### GIVEN INFORMATION
— begin —

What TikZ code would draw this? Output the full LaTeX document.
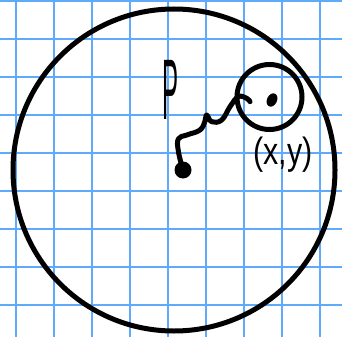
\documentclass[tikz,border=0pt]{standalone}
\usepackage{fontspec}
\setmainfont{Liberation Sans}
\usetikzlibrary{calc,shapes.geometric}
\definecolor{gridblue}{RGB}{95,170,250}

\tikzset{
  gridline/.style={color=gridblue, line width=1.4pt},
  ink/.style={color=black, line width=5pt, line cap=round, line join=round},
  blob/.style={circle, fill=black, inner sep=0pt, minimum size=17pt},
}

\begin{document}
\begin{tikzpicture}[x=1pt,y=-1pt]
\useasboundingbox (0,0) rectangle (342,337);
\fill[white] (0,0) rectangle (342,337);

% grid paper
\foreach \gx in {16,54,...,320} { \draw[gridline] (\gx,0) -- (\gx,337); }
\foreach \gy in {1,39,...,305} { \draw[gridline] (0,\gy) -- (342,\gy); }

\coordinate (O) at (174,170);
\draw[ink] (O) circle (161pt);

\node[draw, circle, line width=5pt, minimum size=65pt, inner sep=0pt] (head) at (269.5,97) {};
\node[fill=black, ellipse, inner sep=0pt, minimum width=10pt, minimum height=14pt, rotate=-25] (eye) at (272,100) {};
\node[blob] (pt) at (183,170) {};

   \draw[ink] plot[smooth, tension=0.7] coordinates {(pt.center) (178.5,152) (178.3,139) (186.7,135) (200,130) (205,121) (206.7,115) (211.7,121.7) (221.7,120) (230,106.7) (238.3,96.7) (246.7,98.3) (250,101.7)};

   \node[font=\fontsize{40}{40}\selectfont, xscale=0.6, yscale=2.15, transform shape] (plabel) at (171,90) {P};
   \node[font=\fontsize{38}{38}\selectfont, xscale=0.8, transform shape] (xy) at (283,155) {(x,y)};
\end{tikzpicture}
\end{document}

— end —

### TASK DIRECTIONS
Write down every line from the opening of the listing to the line with "(O) circle (161pt);", both included, and nothing else; the pictures are omitted.

### FINAL RESULT
What TikZ code would draw this? Output the full LaTeX document.
\documentclass[tikz,border=0pt]{standalone}
\usepackage{fontspec}
\setmainfont{Liberation Sans}
\usetikzlibrary{calc,shapes.geometric}
\definecolor{gridblue}{RGB}{95,170,250}

\tikzset{
  gridline/.style={color=gridblue, line width=1.4pt},
  ink/.style={color=black, line width=5pt, line cap=round, line join=round},
  blob/.style={circle, fill=black, inner sep=0pt, minimum size=17pt},
}

\begin{document}
\begin{tikzpicture}[x=1pt,y=-1pt]
\useasboundingbox (0,0) rectangle (342,337);
\fill[white] (0,0) rectangle (342,337);

% grid paper
\foreach \gx in {16,54,...,320} { \draw[gridline] (\gx,0) -- (\gx,337); }
\foreach \gy in {1,39,...,305} { \draw[gridline] (0,\gy) -- (342,\gy); }

\coordinate (O) at (174,170);
\draw[ink] (O) circle (161pt);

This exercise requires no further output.